## SOURCE MATERIAL
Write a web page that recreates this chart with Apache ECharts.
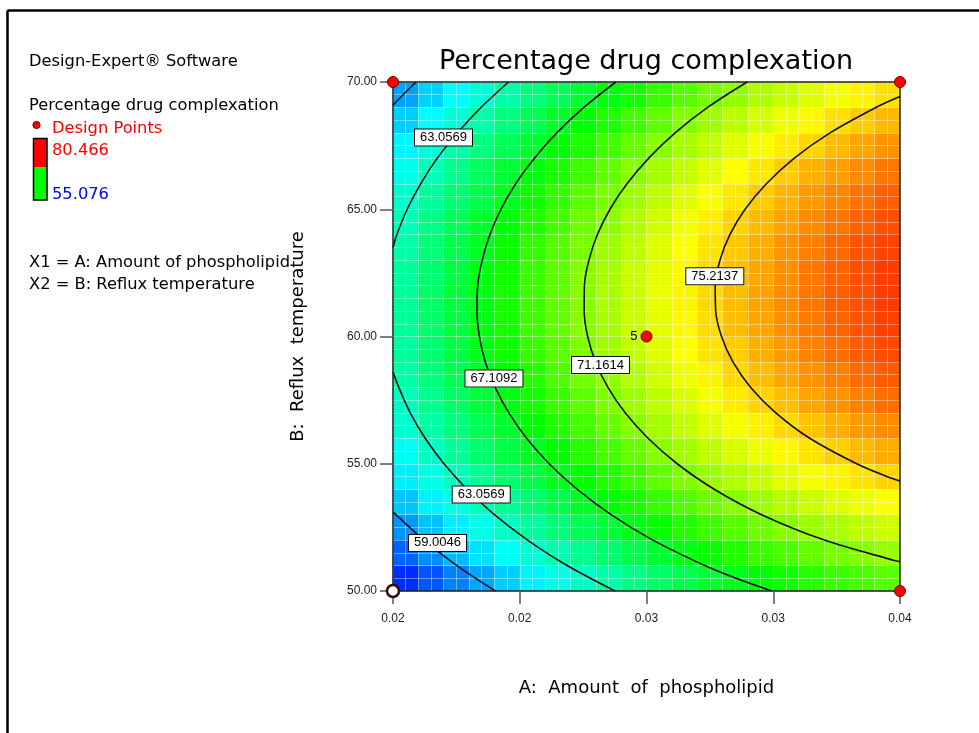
<!DOCTYPE html>
<html><head><meta charset="utf-8">
<script src="https://cdn.jsdelivr.net/npm/echarts@6/dist/echarts.min.js"></script>
<style>html,body{margin:0;padding:0;background:#fff}#c{width:979px;height:733px}</style>
</head><body><div id="c"></div>
<script>
// ---- data ----
const xTickLabels = ['0.02', '0.02', '0.03', '0.03', '0.04'];
const yTickLabels = ['50.00', '55.00', '60.00', '65.00', '70.00'];

// cell centres of the response-surface grid
const cellA = [0.0205,0.0215,0.0225,0.0235,0.0245,0.0255,0.0265,0.0275,0.0285,0.0295,0.0305,0.0315,0.0325,0.0335,0.0345,0.0355,0.0365,0.0375,0.0385,0.0395];
const cellB = [50.5,51.5,52.5,53.5,54.5,55.5,56.5,57.5,58.5,59.5,60.5,61.5,62.5,63.5,64.5,65.5,66.5,67.5,68.5,69.5];

// predicted % drug complexation, one row per B cell (bottom to top)
const surfaceRows = [
 [56.2,57.2,58.3,59.2,60.2,61.1,62.0,62.8,63.6,64.4,65.1,65.8,66.5,67.1,67.7,68.2,68.7,69.2,69.6,70.0],
 [57.6,58.6,59.7,60.7,61.6,62.6,63.4,64.3,65.1,65.9,66.6,67.3,68.0,68.6,69.2,69.7,70.2,70.7,71.1,71.5],
 [58.8,59.9,61.0,62.0,62.9,63.9,64.8,65.6,66.4,67.2,67.9,68.6,69.3,69.9,70.5,71.1,71.6,72.0,72.5,72.9],
 [60.0,61.1,62.1,63.1,64.1,65.0,65.9,66.8,67.6,68.4,69.1,69.8,70.5,71.1,71.7,72.3,72.8,73.3,73.7,74.1],
 [61.0,62.1,63.1,64.1,65.1,66.1,67.0,67.8,68.6,69.4,70.2,70.9,71.6,72.2,72.8,73.4,73.9,74.4,74.8,75.2],
 [61.8,62.9,64.0,65.0,66.0,66.9,67.8,68.7,69.5,70.3,71.1,71.8,72.5,73.1,73.7,74.3,74.8,75.3,75.8,76.2],
 [62.6,63.7,64.7,65.7,66.7,67.7,68.6,69.5,70.3,71.1,71.9,72.6,73.3,73.9,74.5,75.1,75.6,76.1,76.6,77.0],
 [63.1,64.2,65.3,66.3,67.3,68.3,69.2,70.1,70.9,71.7,72.5,73.2,73.9,74.6,75.2,75.7,76.3,76.8,77.2,77.7],
 [63.6,64.7,65.8,66.8,67.8,68.7,69.7,70.6,71.4,72.2,73.0,73.7,74.4,75.1,75.7,76.3,76.8,77.3,77.8,78.2],
 [63.9,65.0,66.1,67.1,68.1,69.1,70.0,70.9,71.7,72.6,73.3,74.1,74.8,75.4,76.1,76.6,77.2,77.7,78.2,78.6],
 [64.0,65.1,66.2,67.3,68.3,69.3,70.2,71.1,71.9,72.8,73.5,74.3,75.0,75.7,76.3,76.9,77.4,78.0,78.4,78.9],
 [64.0,65.2,66.3,67.3,68.3,69.3,70.2,71.1,72.0,72.8,73.6,74.4,75.1,75.7,76.4,77.0,77.5,78.1,78.5,79.0],
 [63.9,65.0,66.1,67.2,68.2,69.2,70.1,71.1,71.9,72.8,73.5,74.3,75.0,75.7,76.3,76.9,77.5,78.0,78.5,79.0],
 [63.6,64.8,65.9,67.0,68.0,69.0,69.9,70.8,71.7,72.5,73.3,74.1,74.8,75.5,76.1,76.8,77.3,77.9,78.4,78.8],
 [63.2,64.4,65.5,66.6,67.6,68.6,69.5,70.5,71.3,72.2,73.0,73.8,74.5,75.2,75.8,76.4,77.0,77.5,78.0,78.5],
 [62.7,63.9,65.0,66.0,67.1,68.1,69.0,70.0,70.8,71.7,72.5,73.3,74.0,74.7,75.4,76.0,76.6,77.1,77.6,78.1],
 [62.0,63.2,64.3,65.4,66.4,67.4,68.4,69.3,70.2,71.1,71.9,72.6,73.4,74.1,74.7,75.4,76.0,76.5,77.0,77.5],
 [61.2,62.4,63.5,64.6,65.6,66.6,67.6,68.5,69.4,70.3,71.1,71.9,72.6,73.3,74.0,74.6,75.2,75.8,76.3,76.8],
 [60.2,61.4,62.5,63.6,64.7,65.7,66.7,67.6,68.5,69.4,70.2,71.0,71.7,72.4,73.1,73.7,74.3,74.9,75.4,75.9],
 [59.1,60.3,61.4,62.5,63.6,64.6,65.6,66.5,67.4,68.3,69.1,69.9,70.7,71.4,72.1,72.7,73.3,73.9,74.4,74.9]
];

// contour lines [A, B]
const c75 = [[0.04,69.43],[0.03905,69],[0.03724,68],[0.03582,67],[0.03473,66],[0.03389,65],[0.03329,64],[0.0329,63],[0.03271,62],[0.03273,61],[0.03296,60],[0.03341,59],[0.03411,58],[0.0351,57],[0.03644,56],[0.03829,55],[0.03948,54.5],[0.04,54.32]];
const c71 = [[0.03397,70],[0.03241,69],[0.03113,68],[0.03008,67],[0.02923,66],[0.02856,65],[0.02806,64],[0.02773,63],[0.02755,62],[0.02754,61],[0.02768,60],[0.02799,59],[0.02848,58],[0.02916,57],[0.03006,56],[0.03121,55],[0.03267,54],[0.03454,53],[0.03702,52],[0.03978,51.2],[0.04,51.15]];
const c67 = [[0.02879,70],[0.02753,69],[0.02646,68],[0.02558,67],[0.02484,66],[0.02426,65],[0.02382,64],[0.02352,63],[0.02334,62],[0.02331,61],[0.02341,60],[0.02364,59],[0.02403,58],[0.02457,57],[0.02527,56],[0.02616,55],[0.02726,54],[0.0286,53],[0.03025,52],[0.0323,51],[0.03353,50.5],[0.03494,50]];
const c63upper = [[0.02456,70],[0.02347,69],[0.02254,68],[0.02174,67],[0.02109,66],[0.02056,65],[0.02015,64],[0.02,63.5]];
const c63lower = [[0.02,58.6],[0.02023,58],[0.02068,57],[0.02127,56],[0.02201,55],[0.02292,54],[0.024,53],[0.02531,52],[0.02687,51],[0.02876,50]];
const c59lower = [[0.02,53.1],[0.02011,53],[0.02122,52],[0.02252,51],[0.02404,50]];
const c59upper = [[0.02,69.09],[0.0204,69.5],[0.02091,70]];

// contour labels
const labelText = ['63.0569', '75.2137', '71.1614', '67.1092', '63.0569', '59.0046'];
const labelA = [0.021992, 0.032694, 0.028185, 0.023984, 0.02348, 0.021755];
const labelB = [67.82, 62.37, 58.88, 58.35, 53.79, 51.89];

// design points
const designA = [0.02, 0.04, 0.04, 0.03];
const designB = [70, 70, 50, 60];
const designReps = [1, 1, 1, 5];
const openA = [0.02];
const openB = [50];

const colorMin = 55.076, colorMax = 80.466;

// ---- build ----
const heatData = [];
surfaceRows.forEach((row, j) => row.forEach((v, i) => heatData.push([i, j, v])));

function contour(data) {
  return { type: 'line', xAxisIndex: 0, yAxisIndex: 0, data: data, smooth: 0.35, showSymbol: false, symbol: 'none',
    lineStyle: { color: '#111', width: 1.6 }, z: 4, silent: true };
}

const labelData = labelText.map((t, i) => ({ name: t, value: [labelA[i], labelB[i]] }));
const designData = designA.map((a, i) => ({
  value: [a, designB[i]],
  label: { show: designReps[i] > 1, formatter: String(designReps[i]), position: 'left', distance: 3,
    fontSize: 13, color: '#000', fontFamily: 'Liberation Sans' }
}));
const openData = openA.map((a, i) => [a, openB[i]]);

const txt = (text, x, y, color, size, align) => ({
  type: 'text', z: 10,
  style: { text: text, x: x, y: y, fill: color || '#000', font: (size || 16.3) + 'px "DejaVu Sans"',
    textAlign: align || 'left', align: align || 'left', textVerticalAlign: 'middle', verticalAlign: 'middle' }
});

const chart = echarts.init(document.getElementById('c'), null, { renderer: 'canvas' });
chart.setOption({
  animation: false,
  backgroundColor: '#fff',
  grid: { left: 393, top: 82, width: 507, height: 509, containLabel: false },
  visualMap: { type: 'continuous', min: colorMin, max: colorMax, seriesIndex: 0, show: false,
    inRange: { color: ['#0000ff', '#00ffff', '#00ff00', '#ffff00', '#ff0000'] } },
  xAxis: [
    { type: 'value', min: 0.02, max: 0.04, interval: 0.005, position: 'bottom', z: 6,
      axisLine: { show: true, onZero: false, lineStyle: { color: '#222', width: 1.5 } },
      axisTick: { show: true, length: 13, lineStyle: { color: '#555', width: 1.5 } },
      axisLabel: { margin: 22, fontSize: 12, color: '#222', fontFamily: 'Liberation Sans',
        formatter: (v, i) => xTickLabels[i], showMinLabel: true, showMaxLabel: true },
      splitLine: { show: false },
      name: 'A:  Amount  of  phospholipid', nameLocation: 'middle', nameGap: 88,
      nameTextStyle: { fontSize: 18, fontFamily: 'DejaVu Sans', color: '#000' } },
    { type: 'category', data: cellA.map(String), show: false, position: 'bottom' },
    { type: 'value', min: 0.02, max: 0.04, interval: 0.0005, position: 'top', z: 3,
      axisLine: { show: true, onZero: false, lineStyle: { color: '#222', width: 1.5 } },
      axisTick: { show: false }, axisLabel: { show: false },
      splitLine: { show: true, lineStyle: { color: 'rgba(255,255,255,0.38)', width: 1 } } }
  ],
  yAxis: [
    { type: 'value', min: 50, max: 70, interval: 5, position: 'left', z: 6,
      axisLine: { show: true, onZero: false, lineStyle: { color: '#222', width: 1.5 } },
      axisTick: { show: true, length: 13, lineStyle: { color: '#555', width: 1.5 } },
      axisLabel: { margin: 16, fontSize: 12, color: '#222', fontFamily: 'Liberation Sans',
        formatter: (v, i) => yTickLabels[i], showMinLabel: true, showMaxLabel: true },
      splitLine: { show: false },
      name: 'B:  Reflux  temperature', nameLocation: 'middle', nameGap: 86,
      nameTextStyle: { fontSize: 18, fontFamily: 'DejaVu Sans', color: '#000' } },
    { type: 'category', data: cellB.map(String), show: false, position: 'left' },
    { type: 'value', min: 50, max: 70, interval: 0.5, position: 'right', z: 3,
      axisLine: { show: true, onZero: false, lineStyle: { color: '#222', width: 1.5 } },
      axisTick: { show: false }, axisLabel: { show: false },
      splitLine: { show: true, lineStyle: { color: 'rgba(255,255,255,0.38)', width: 1 } } }
  ],
  series: [
    { type: 'heatmap', xAxisIndex: 1, yAxisIndex: 1, data: heatData, z: 2, itemStyle: { borderWidth: 0 } },
    contour(c75), contour(c71), contour(c67), contour(c63upper), contour(c63lower), contour(c59lower), contour(c59upper),
    { type: 'scatter', xAxisIndex: 0, yAxisIndex: 0, data: labelData, symbolSize: 0, z: 7, silent: true,
      itemStyle: { opacity: 1 },
      label: { show: true, position: 'inside', formatter: '{b}', fontSize: 13, fontFamily: 'Liberation Sans', color: '#000',
        backgroundColor: '#ffffff', borderColor: '#111', borderWidth: 1, padding: [2, 5, 1, 5], opacity: 1 } },
    { type: 'scatter', xAxisIndex: 0, yAxisIndex: 0, data: designData, symbol: 'circle', symbolSize: 11, z: 9, clip: false,
      itemStyle: { color: '#ff0000', borderColor: '#6a0000', borderWidth: 1, opacity: 1 } },
    { type: 'scatter', xAxisIndex: 0, yAxisIndex: 0, data: openData, symbol: 'circle', symbolSize: 12, z: 9, clip: false,
      itemStyle: { color: '#ffffff', borderColor: '#3a0808', borderWidth: 2.5, opacity: 1 } }
  ],
  graphic: [
    { type: 'line', z: 10, shape: { x1: 7.5, y1: 10.5, x2: 979, y2: 10.5 }, style: { stroke: '#000', lineWidth: 2.5 } },
    { type: 'line', z: 10, shape: { x1: 7.5, y1: 10.5, x2: 7.5, y2: 733 }, style: { stroke: '#000', lineWidth: 2.5 } },
    txt('Percentage drug complexation', 646, 62, '#000', 27, 'center'),
    txt('Design-Expert® Software', 29, 62),
    txt('Percentage drug complexation', 29, 106),
    { type: 'circle', z: 10, shape: { cx: 36.5, cy: 125, r: 3.6 }, style: { fill: '#ff0000', stroke: '#600000', lineWidth: 1 } },
    txt('Design Points', 52, 129, '#ff0000'),
    { type: 'rect', z: 10, shape: { x: 33.5, y: 138.5, width: 13.5, height: 29 }, style: { fill: '#ff0000' } },
    { type: 'rect', z: 10, shape: { x: 33.5, y: 167.5, width: 13.5, height: 32.5 }, style: { fill: '#00ff00' } },
    { type: 'rect', z: 11, shape: { x: 33.5, y: 138.5, width: 13.5, height: 61.5 }, style: { fill: 'none', stroke: '#000', lineWidth: 1.5 } },
    txt('80.466', 52, 151, '#ff0000'),
    txt('55.076', 52, 195, '#0000ff'),
    txt('X1 = A: Amount of phospholipid', 29, 263),
    txt('X2 = B: Reflux temperature', 29, 285)
  ]
});
</script></body></html>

## EXERCISE OBJECTIVE
Exactly restate the lines from the beginning of the data through the line with "['50.00', '55.00', '60.00', '65.00', '70.00'];", and no others, keeping pictures out.

## OUTPUT OF THE EXERCISE
Write a web page that recreates this chart with Apache ECharts.
<!DOCTYPE html>
<html><head><meta charset="utf-8">
<script src="https://cdn.jsdelivr.net/npm/echarts@6/dist/echarts.min.js"></script>
<style>html,body{margin:0;padding:0;background:#fff}#c{width:979px;height:733px}</style>
</head><body><div id="c"></div>
<script>
// ---- data ----
const xTickLabels = ['0.02', '0.02', '0.03', '0.03', '0.04'];
const yTickLabels = ['50.00', '55.00', '60.00', '65.00', '70.00'];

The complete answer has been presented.